Fuel mileage is pretty good, with the manual transmission providing a combined 29 MPG, and the automatic transmission an even better 31 MPG.
What’s good about it
The Honda Fit is surprisingly fun to drive for a little hatchback. It has willing chassis, and is powered by The Little Engine that Could. It has the best visibility of any car I’ve driven in a long time. There’s loads of room for passengers. It has a crazy amount of cargo space, and a versatile cargo setup that no other competitor can match. A nice manual transmission is available.
What’s bad about it
The interior is a bit Spartan and the controls are dated. The automatic transmission version feels a bit sluggish in comparison to the manual, though it gets better gas mileage. The braking distance is the worst in its class. The technology is dated. The ride quality is merely OK. It’s a bit noisy on the highway, and struggles a bit to keep up at higher speeds.
The manual transmission version of the Honda Fit is, I think, the best car Honda makes. It harkens back to the fun Honda’s of the 1980s, before Honda decided to just make beige cars. It’s engaging, requires active driver inputs, and is eager and willing to please. The low price also makes it good value for money. The automatic version is less engaging, and, being a bit more expensive, a bit less of a value, though still surprisingly fun to drive.

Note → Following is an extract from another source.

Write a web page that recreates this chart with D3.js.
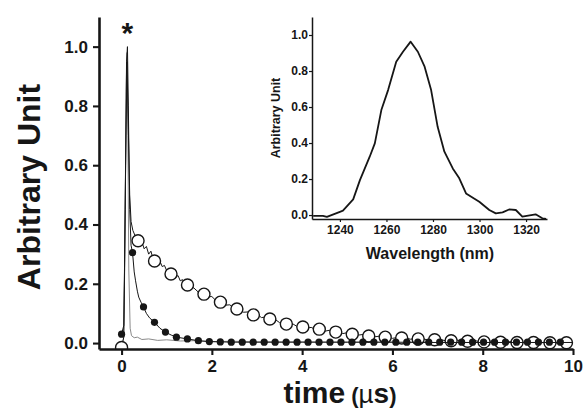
<!DOCTYPE html>
<html>
<head>
<meta charset="utf-8">
<script src="https://cdn.jsdelivr.net/npm/d3@7"></script>
<style>
  body { margin: 0; background: #fff; }
  svg { display: block; font-family: "Liberation Sans", Arial, sans-serif; font-weight: bold; }
</style>
</head>
<body>
<svg id="chart" width="586" height="414"></svg>
<script>
"use strict"

const WIDTH = 586;
const HEIGHT = 414;
const MAIN = { left: 99, right: 573, top: 17, bottom: 349 };
const INSET = { left: 312, right: 547, top: 17, bottom: 219 };
const INK = "#161616";

// gray trace (the spike marked with *)
const SPIKE_X = [0.0, 0.04, 0.07, 0.1, 0.12, 0.14, 0.16, 0.19, 0.22, 0.28, 0.35, 0.45, 0.6, 0.8, 1.0, 1.3, 1.6, 2.0, 2.5, 3.0, 4.0, 5.0, 6.0, 7.0, 8.0, 9.0, 10.0];
const SPIKE_Y = [0.0, 0.01, 0.25, 0.85, 0.98, 0.7, 0.25, 0.05, 0.025, 0.018, 0.02, 0.012, 0.014, 0.009, 0.011, 0.007, 0.008, 0.005, 0.006, 0.004, 0.004, 0.003, 0.003, 0.002, 0.002, 0.001, 0.001];

// open circle trace: raw line + markers
const OPEN_LINE_X = [0.0, 0.05, 0.09, 0.12, 0.15, 0.18, 0.21, 0.25, 0.30, 0.35, 0.40, 0.45, 0.50, 0.55, 0.60, 0.65, 0.70, 0.75, 0.80, 0.85, 0.90, 0.95, 1.00, 1.05, 1.10, 1.15, 1.20, 1.25, 1.30, 1.35, 1.40, 1.45, 1.50, 1.60, 1.70, 1.80, 1.90, 2.00, 2.10, 2.20, 2.30, 2.40, 2.50, 2.60, 2.70, 2.80, 2.90, 3.00, 3.10, 3.20, 3.30, 3.40, 3.50, 3.60, 3.70, 3.80, 3.90, 4.00, 4.10, 4.20, 4.30, 4.40, 4.50, 4.60, 4.70, 4.80, 4.90, 5.00, 5.20, 5.40, 5.60, 5.80, 6.00, 6.20, 6.40, 6.60, 6.80, 7.00, 7.20, 7.40, 7.60, 7.80, 8.00, 8.20, 8.40, 8.60, 8.80, 9.00, 9.20, 9.40, 9.60, 9.80, 10.0];
const OPEN_LINE_Y = [-0.01, 0.02, 0.6, 0.95, 0.72, 0.5, 0.41, 0.38, 0.362, 0.348, 0.335, 0.342, 0.318, 0.326, 0.300, 0.310, 0.283, 0.290, 0.268, 0.276, 0.258, 0.262, 0.244, 0.250, 0.229, 0.236, 0.222, 0.228, 0.210, 0.214, 0.198, 0.205, 0.190, 0.186, 0.172, 0.170, 0.156, 0.157, 0.142, 0.141, 0.128, 0.129, 0.116, 0.117, 0.104, 0.105, 0.094, 0.097, 0.086, 0.088, 0.078, 0.080, 0.069, 0.071, 0.061, 0.064, 0.055, 0.058, 0.050, 0.053, 0.045, 0.049, 0.040, 0.043, 0.036, 0.040, 0.032, 0.035, 0.026, 0.030, 0.021, 0.025, 0.016, 0.021, 0.013, 0.017, 0.010, 0.014, 0.007, 0.011, 0.005, 0.009, 0.003, 0.007, 0.002, 0.005, 0.001, 0.004, 0.000, 0.003, 0.000, 0.002, 0.0];
const OPEN_X = [0, 0.365, 0.73, 1.095, 1.46, 1.825, 2.19, 2.555, 2.92, 3.285, 3.65, 4.015, 4.38, 4.745, 5.11, 5.475, 5.84, 6.205, 6.57, 6.935, 7.3, 7.665, 8.03, 8.395, 8.76, 9.125, 9.49, 9.855];
const OPEN_Y = [-0.015, 0.345, 0.277, 0.233, 0.196, 0.165, 0.138, 0.115, 0.095, 0.081, 0.064, 0.054, 0.047, 0.037, 0.030, 0.024, 0.020, 0.017, 0.014, 0.011, 0.008, 0.006, 0.004, 0.003, 0.002, 0.002, 0.001, 0.001];

// filled circle trace: raw line + markers
const FILL_LINE_X = [0, 0.05, 0.08, 0.11, 0.13, 0.15, 0.18, 0.21, 0.243, 0.28, 0.31, 0.35, 0.38, 0.43, 0.486, 0.55, 0.62, 0.729, 0.85, 0.972, 1.1, 1.215, 1.458, 1.701, 1.944, 2.187, 2.5, 3.0, 4.0, 5.0, 6.0, 7.0, 8.0, 9.0, 10.0];
const FILL_LINE_Y = [0.03, 0.06, 0.45, 0.95, 1.0, 0.8, 0.45, 0.33, 0.305, 0.24, 0.21, 0.175, 0.155, 0.138, 0.122, 0.1, 0.085, 0.07, 0.05, 0.037, 0.027, 0.02, 0.014, 0.008, 0.005, 0.004, 0.003, 0.003, 0.003, 0.003, 0.003, 0.002, 0.002, 0.002, 0.002];
const FILL_X = [0, 0.243, 0.486, 0.729, 0.972, 1.215, 1.458, 1.701, 1.944, 2.187, 2.43, 2.673, 2.916, 3.159, 3.402, 3.645, 3.888, 4.131, 4.374, 4.617, 4.86, 5.103, 5.346, 5.589, 5.832, 6.075, 6.318, 6.561, 6.804, 7.047, 7.29, 7.533, 7.776, 8.019, 8.262, 8.505, 8.748, 8.991, 9.234, 9.477, 9.72];
const FILL_Y = [0.03, 0.305, 0.122, 0.07, 0.037, 0.02, 0.014, 0.008, 0.005, 0.004, 0.003, 0.003, 0.003, 0.003, 0.003, 0.003, 0.003, 0.003, 0.003, 0.003, 0.003, 0.003, 0.003, 0.003, 0.003, 0.003, 0.003, 0.003, 0.003, 0.003, 0.003, 0.003, 0.003, 0.003, 0.003, 0.003, 0.003, 0.003, 0.003, 0.003, 0.003];

// inset spectrum
const INSET_NM = [1228.5, 1232.7, 1234.4, 1240, 1241.3, 1245.7, 1248.6, 1252.8, 1255, 1257.8, 1260.7, 1264.2, 1267.1, 1270.4, 1273.5, 1276.4, 1279.2, 1282, 1284.9, 1288.5, 1291.3, 1294.2, 1299.9, 1304.2, 1307, 1309.9, 1312.7, 1315.6, 1318.4, 1324.1, 1327, 1328.6];
const INSET_Y = [-0.005, -0.005, -0.01, 0.018, 0.024, 0.087, 0.194, 0.324, 0.398, 0.583, 0.694, 0.852, 0.907, 0.963, 0.907, 0.824, 0.694, 0.49, 0.352, 0.259, 0.204, 0.12, 0.074, 0.028, 0.009, 0.015, 0.031, 0.028, -0.009, 0.004, -0.018, -0.022];

const MAIN_X_TICKS = [0, 2, 4, 6, 8, 10];
const MAIN_X_MINOR = [1, 3, 5, 7, 9];
const MAIN_Y_TICKS = [0, 0.2, 0.4, 0.6, 0.8, 1.0];
const MAIN_Y_MINOR = [0.1, 0.3, 0.5, 0.7, 0.9, 1.1];
const INSET_X_TICKS = [1240, 1260, 1280, 1300, 1320];
const INSET_X_MINOR = [1230, 1250, 1270, 1290, 1310];
const INSET_Y_TICKS = [0, 0.2, 0.4, 0.6, 0.8, 1.0];
const INSET_Y_MINOR = [0.1, 0.3, 0.5, 0.7, 0.9];

const svg = d3.select("#chart");

function zip(xs, ys) {
    return xs.map((x, i) => ({ x: x, y: ys[i] }));
}

function drawAxes(g, xs, ys, opt) {
    const xg = g.append("g").attr("transform", `translate(0,${ys.range()[0]})`);
    xg.call(d3.axisBottom(xs).tickValues(opt.xMinor).tickSize(opt.minor).tickFormat(""));
    xg.call(d3.axisBottom(xs).tickValues(opt.xTicks).tickSize(opt.major).tickSizeOuter(0)
        .tickPadding(opt.xPad).tickFormat(opt.xFmt));
    const yg = g.append("g").attr("transform", `translate(${xs.range()[0]},0)`);
    yg.call(d3.axisLeft(ys).tickValues(opt.yMinor).tickSize(opt.minor).tickFormat(""));
    yg.call(d3.axisLeft(ys).tickValues(opt.yTicks).tickSize(opt.major).tickSizeOuter(0)
        .tickPadding(opt.yPad).tickFormat(d3.format(".1f")));
    g.selectAll(".domain").attr("stroke", INK).attr("stroke-width", opt.width);
    g.selectAll(".tick line").attr("stroke", INK).attr("stroke-width", opt.width * 0.8);
    g.selectAll(".tick text").attr("fill", INK).attr("font-size", opt.font)
        .attr("font-family", "Liberation Sans, Arial, sans-serif").attr("font-weight", "bold");
}

// ---- main plot
const x = d3.scaleLinear([-0.5, 10], [MAIN.left, MAIN.right]);
const y = d3.scaleLinear([-0.02, 1.1], [MAIN.bottom, MAIN.top]);
const line = d3.line().x(d => x(d.x)).y(d => y(d.y));

svg.append("clipPath").attr("id", "clip-main").append("rect")
    .attr("x", MAIN.left).attr("y", MAIN.top)
    .attr("width", MAIN.right - MAIN.left + 8).attr("height", MAIN.bottom - MAIN.top);

const plot = svg.append("g").attr("clip-path", "url(#clip-main)");
plot.append("path").attr("d", line(zip(SPIKE_X, SPIKE_Y)))
    .attr("fill", "none").attr("stroke", "#8a8a8a").attr("stroke-width", 1);
plot.append("path").attr("d", line(zip(OPEN_LINE_X, OPEN_LINE_Y)))
    .attr("fill", "none").attr("stroke", INK).attr("stroke-width", 1);
plot.append("g").selectAll("circle").data(zip(OPEN_X, OPEN_Y)).join("circle")
    .attr("cx", d => x(d.x)).attr("cy", d => y(d.y)).attr("r", 6)
    .attr("fill", "#fff").attr("stroke", INK).attr("stroke-width", 1.4);
plot.append("path").attr("d", line(zip(FILL_LINE_X, FILL_LINE_Y)))
    .attr("fill", "none").attr("stroke", INK).attr("stroke-width", 1);
plot.append("g").selectAll("circle").data(zip(FILL_X, FILL_Y)).join("circle")
    .attr("cx", d => x(d.x)).attr("cy", d => y(d.y)).attr("r", 3.6)
    .attr("fill", INK);

drawAxes(svg.append("g"), x, y, {
    xTicks: MAIN_X_TICKS, xMinor: MAIN_X_MINOR, yTicks: MAIN_Y_TICKS, yMinor: MAIN_Y_MINOR,
    major: 6, minor: 3, width: 2.6, font: 17, xPad: 5, yPad: 5, xFmt: d3.format("d")
});

svg.append("text").text("*")
    .attr("x", x(0.13)).attr("y", 43).attr("text-anchor", "middle")
    .attr("font-size", 30).attr("fill", INK);

svg.append("text").text("Arbitrary Unit")
    .attr("transform", "translate(40,187) rotate(-90)")
    .attr("text-anchor", "middle").attr("font-size", 32).attr("fill", INK);

const xl = svg.append("text").attr("x", 340).attr("y", 403)
    .attr("text-anchor", "middle").attr("fill", INK);
xl.append("tspan").text("time").attr("font-size", 30);
xl.append("tspan").text("(").attr("font-size", 22).attr("dx", 6);
xl.append("tspan").text("µ").attr("font-size", 26).attr("font-weight", "normal");
xl.append("tspan").text("s").attr("font-size", 28);
xl.append("tspan").text(")").attr("font-size", 22);

// ---- inset
const ix = d3.scaleLinear([1228, 1329], [INSET.left, INSET.right]);
const iy = d3.scaleLinear([-0.022, 1.1], [INSET.bottom, INSET.top]);
const iline = d3.line().x(d => ix(d.x)).y(d => iy(d.y));

svg.append("path").attr("d", iline(zip(INSET_NM, INSET_Y)))
    .attr("fill", "none").attr("stroke", INK).attr("stroke-width", 1.8)
    .attr("stroke-linejoin", "round");

drawAxes(svg.append("g"), ix, iy, {
    xTicks: INSET_X_TICKS, xMinor: INSET_X_MINOR, yTicks: INSET_Y_TICKS, yMinor: INSET_Y_MINOR,
    major: 3, minor: 2, width: 1.5, font: 12, xPad: 3, yPad: 1, xFmt: d3.format("d")
});

svg.append("text").text("Arbitrary Unit")
    .attr("transform", "translate(280,118) rotate(-90)")
    .attr("text-anchor", "middle").attr("font-size", 12.5).attr("fill", INK);

svg.append("text").text("Wavelength (nm)")
    .attr("x", 430).attr("y", 259).attr("text-anchor", "middle")
    .attr("font-size", 16).attr("fill", INK);
</script>
</body>
</html>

The technology and ride quality is, admittedly a bit dated, as you’d expect from a car that’s been unchanged for half a decade. But the counter to that is the visibility and cargo versatility. It’s just about perfect—and I rarely say that—and I honestly don’t see how it could be improved.
The cargo versatility alone should keep the Honda Fit at the very top of the list of practical, economic hatchbacks.